Wednesday, January 16, 2008

Creative Inspiration: Martin Puryear at the MOMA

Sunday, I toured sculptor Martin Puryear’s life retrospective at the MOMA. What a find. Though he lives in nearby High Falls and served in the same Peace Corps program in Sierra Leone as my husband, we have never crossed paths.

Since this was a life retrospective, works using a broad variety of media and time were on display. Ladder for Booker T. Washington was breathtaking in its 60-foot or so unsteady climb to a heavenward horizon point and very beautifully lit. AdAstra is the name of the piece pictured that looks kind of like a trebuget base with a 100-foot or so branch.
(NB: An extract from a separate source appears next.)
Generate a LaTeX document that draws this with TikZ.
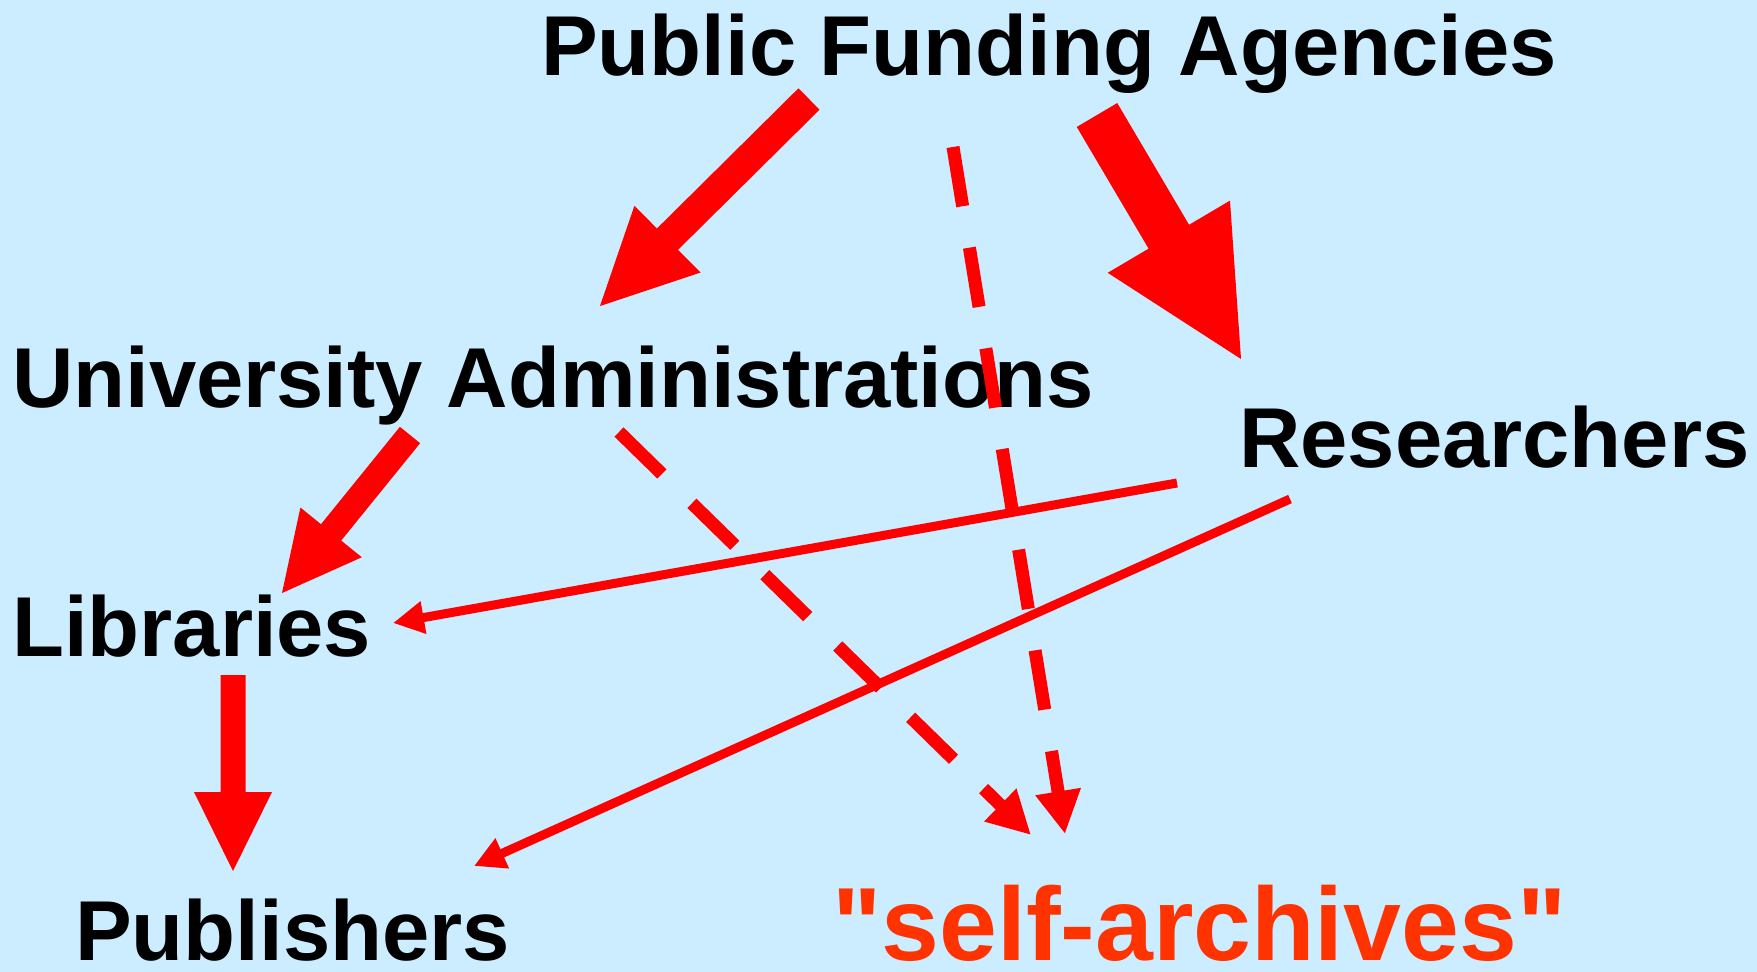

I was only able to photograph the pieces on display in the lobby areas, so that’s all I can share. Take a few minutes to experience the full MOMA exhibition. My favorite, Lever #1, has a rounded base made of think strips of red cedar, cypress, poplar and ash, with a very tall, beaver tail-looking neck. Nadine’s favorite was Some Lines for Jim Beckwourth, seven multi-colored strips of twisted rawhide with little tufts of fur(?) popping up. Beckwourth apparently influenced Puryear greatly. He was born a slave in 1798, son of a white man and a black slave, who had quite a colorful life—was head of the Crow nation at one time. A truly amazing piece, Alien Huddle, is 3 round wooden orbs intertwined in a family-like composition. The precision of each slat is so perfect, each orb comes together without a gap. Ryley liked Dowager, a piece of tar-covered mesh that looked remarkably like a white shark’s dorsal fin.

My only disappointment in the show was the number of pieces that remain untitled— dinosaur with the ball on the string is one of these—since his titles are so intriguing.